start THE RECORDS

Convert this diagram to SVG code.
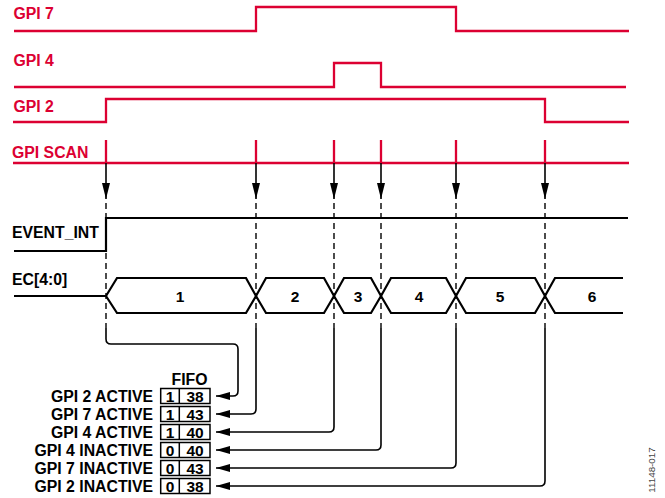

end THE RECORDS
start THE RECORDS

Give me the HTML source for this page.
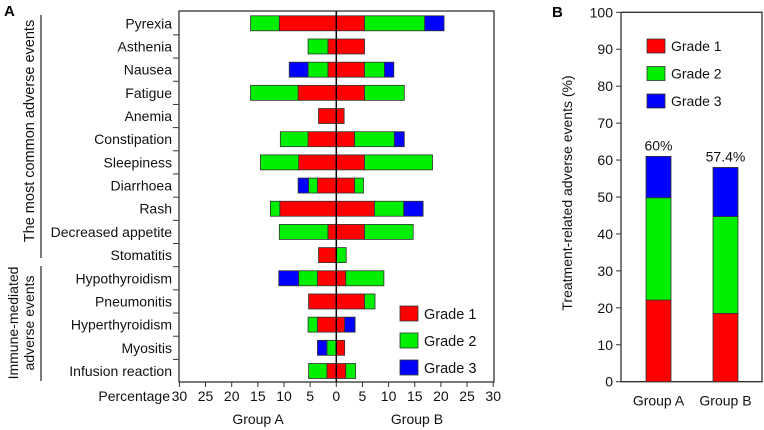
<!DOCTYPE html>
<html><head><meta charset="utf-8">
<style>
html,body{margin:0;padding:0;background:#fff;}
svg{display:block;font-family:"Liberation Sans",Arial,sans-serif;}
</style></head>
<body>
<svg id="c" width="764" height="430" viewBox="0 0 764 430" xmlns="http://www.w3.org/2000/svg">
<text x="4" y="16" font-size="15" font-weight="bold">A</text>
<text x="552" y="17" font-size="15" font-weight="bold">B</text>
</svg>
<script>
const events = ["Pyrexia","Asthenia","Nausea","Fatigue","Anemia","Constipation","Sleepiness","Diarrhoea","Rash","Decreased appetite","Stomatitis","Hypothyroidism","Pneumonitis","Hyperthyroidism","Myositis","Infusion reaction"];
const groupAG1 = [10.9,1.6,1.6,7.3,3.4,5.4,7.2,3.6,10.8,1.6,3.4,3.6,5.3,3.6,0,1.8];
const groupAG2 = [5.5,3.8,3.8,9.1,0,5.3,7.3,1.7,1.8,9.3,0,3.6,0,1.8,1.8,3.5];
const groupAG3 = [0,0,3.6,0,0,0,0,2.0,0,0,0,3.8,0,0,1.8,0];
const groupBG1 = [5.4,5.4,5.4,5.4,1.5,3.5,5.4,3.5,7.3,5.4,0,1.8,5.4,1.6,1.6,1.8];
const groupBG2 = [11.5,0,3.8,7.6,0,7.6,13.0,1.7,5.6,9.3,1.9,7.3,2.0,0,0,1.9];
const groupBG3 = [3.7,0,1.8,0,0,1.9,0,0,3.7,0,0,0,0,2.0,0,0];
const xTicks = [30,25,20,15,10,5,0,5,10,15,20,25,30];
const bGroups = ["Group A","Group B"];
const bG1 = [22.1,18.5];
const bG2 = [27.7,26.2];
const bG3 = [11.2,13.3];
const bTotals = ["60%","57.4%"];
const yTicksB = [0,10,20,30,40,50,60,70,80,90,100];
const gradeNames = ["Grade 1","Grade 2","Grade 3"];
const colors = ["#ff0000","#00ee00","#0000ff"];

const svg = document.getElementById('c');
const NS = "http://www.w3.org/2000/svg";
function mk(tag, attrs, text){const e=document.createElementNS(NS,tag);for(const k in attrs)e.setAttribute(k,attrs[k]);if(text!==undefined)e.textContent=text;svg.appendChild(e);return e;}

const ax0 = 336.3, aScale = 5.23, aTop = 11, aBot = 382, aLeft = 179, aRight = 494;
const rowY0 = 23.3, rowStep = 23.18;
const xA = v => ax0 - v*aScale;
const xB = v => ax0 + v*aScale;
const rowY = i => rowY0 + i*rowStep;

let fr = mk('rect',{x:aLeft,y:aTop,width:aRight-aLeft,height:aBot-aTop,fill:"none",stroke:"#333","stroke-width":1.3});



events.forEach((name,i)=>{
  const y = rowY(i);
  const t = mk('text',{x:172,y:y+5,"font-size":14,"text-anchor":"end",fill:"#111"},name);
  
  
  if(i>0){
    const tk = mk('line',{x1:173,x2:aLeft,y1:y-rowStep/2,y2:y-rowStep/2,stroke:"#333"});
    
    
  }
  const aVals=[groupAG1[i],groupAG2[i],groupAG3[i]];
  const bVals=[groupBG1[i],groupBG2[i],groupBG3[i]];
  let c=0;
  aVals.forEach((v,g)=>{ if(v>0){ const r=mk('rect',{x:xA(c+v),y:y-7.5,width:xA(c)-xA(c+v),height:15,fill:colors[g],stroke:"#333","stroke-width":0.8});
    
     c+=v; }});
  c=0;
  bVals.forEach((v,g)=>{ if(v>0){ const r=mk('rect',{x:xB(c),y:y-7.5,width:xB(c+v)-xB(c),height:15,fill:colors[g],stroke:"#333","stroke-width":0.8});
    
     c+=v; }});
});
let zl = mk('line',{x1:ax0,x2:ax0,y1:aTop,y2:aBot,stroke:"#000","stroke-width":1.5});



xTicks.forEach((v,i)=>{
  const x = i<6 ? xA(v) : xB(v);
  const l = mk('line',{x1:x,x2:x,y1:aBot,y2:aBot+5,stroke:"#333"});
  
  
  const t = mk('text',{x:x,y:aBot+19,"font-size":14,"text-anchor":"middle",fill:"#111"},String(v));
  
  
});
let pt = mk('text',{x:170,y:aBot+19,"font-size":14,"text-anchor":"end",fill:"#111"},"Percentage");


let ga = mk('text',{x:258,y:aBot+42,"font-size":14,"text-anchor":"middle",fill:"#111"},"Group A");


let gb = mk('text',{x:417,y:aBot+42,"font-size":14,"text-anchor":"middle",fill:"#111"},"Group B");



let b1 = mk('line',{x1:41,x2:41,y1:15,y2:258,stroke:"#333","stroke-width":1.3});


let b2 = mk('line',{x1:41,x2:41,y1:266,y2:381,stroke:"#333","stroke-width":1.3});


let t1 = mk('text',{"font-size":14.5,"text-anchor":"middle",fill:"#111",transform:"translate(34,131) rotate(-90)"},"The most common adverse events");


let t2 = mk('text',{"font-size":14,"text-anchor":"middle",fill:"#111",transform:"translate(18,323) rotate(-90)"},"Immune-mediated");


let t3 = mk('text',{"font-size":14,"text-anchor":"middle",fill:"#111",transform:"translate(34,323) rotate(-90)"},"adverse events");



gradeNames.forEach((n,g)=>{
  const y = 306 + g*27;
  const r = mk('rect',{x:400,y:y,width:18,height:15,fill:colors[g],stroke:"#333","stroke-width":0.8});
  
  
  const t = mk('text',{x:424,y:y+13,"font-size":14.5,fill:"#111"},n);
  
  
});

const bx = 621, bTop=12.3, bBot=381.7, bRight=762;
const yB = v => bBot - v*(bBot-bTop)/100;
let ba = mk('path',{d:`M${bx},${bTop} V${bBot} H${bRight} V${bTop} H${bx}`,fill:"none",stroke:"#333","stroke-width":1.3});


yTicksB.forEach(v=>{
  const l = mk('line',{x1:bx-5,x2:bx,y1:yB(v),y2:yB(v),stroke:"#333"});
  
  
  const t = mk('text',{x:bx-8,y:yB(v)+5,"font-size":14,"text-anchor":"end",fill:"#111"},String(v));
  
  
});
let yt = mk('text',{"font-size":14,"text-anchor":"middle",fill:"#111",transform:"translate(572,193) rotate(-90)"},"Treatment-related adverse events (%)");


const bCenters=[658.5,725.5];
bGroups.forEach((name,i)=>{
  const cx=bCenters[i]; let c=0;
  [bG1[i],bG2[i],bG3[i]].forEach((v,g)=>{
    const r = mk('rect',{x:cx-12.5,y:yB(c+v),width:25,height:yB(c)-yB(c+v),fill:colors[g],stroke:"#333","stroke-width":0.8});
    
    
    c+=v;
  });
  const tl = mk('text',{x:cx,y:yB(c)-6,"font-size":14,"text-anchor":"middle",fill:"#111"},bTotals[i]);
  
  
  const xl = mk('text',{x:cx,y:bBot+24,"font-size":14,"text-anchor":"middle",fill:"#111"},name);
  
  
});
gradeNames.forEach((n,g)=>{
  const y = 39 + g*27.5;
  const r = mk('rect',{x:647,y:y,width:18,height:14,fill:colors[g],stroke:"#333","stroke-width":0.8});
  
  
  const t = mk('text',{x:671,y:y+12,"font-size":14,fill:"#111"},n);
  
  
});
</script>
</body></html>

end THE RECORDS

### TASK GOAL
Provide the number of lines in the entries that include "this", and no other text.

### FULL ANSWER
2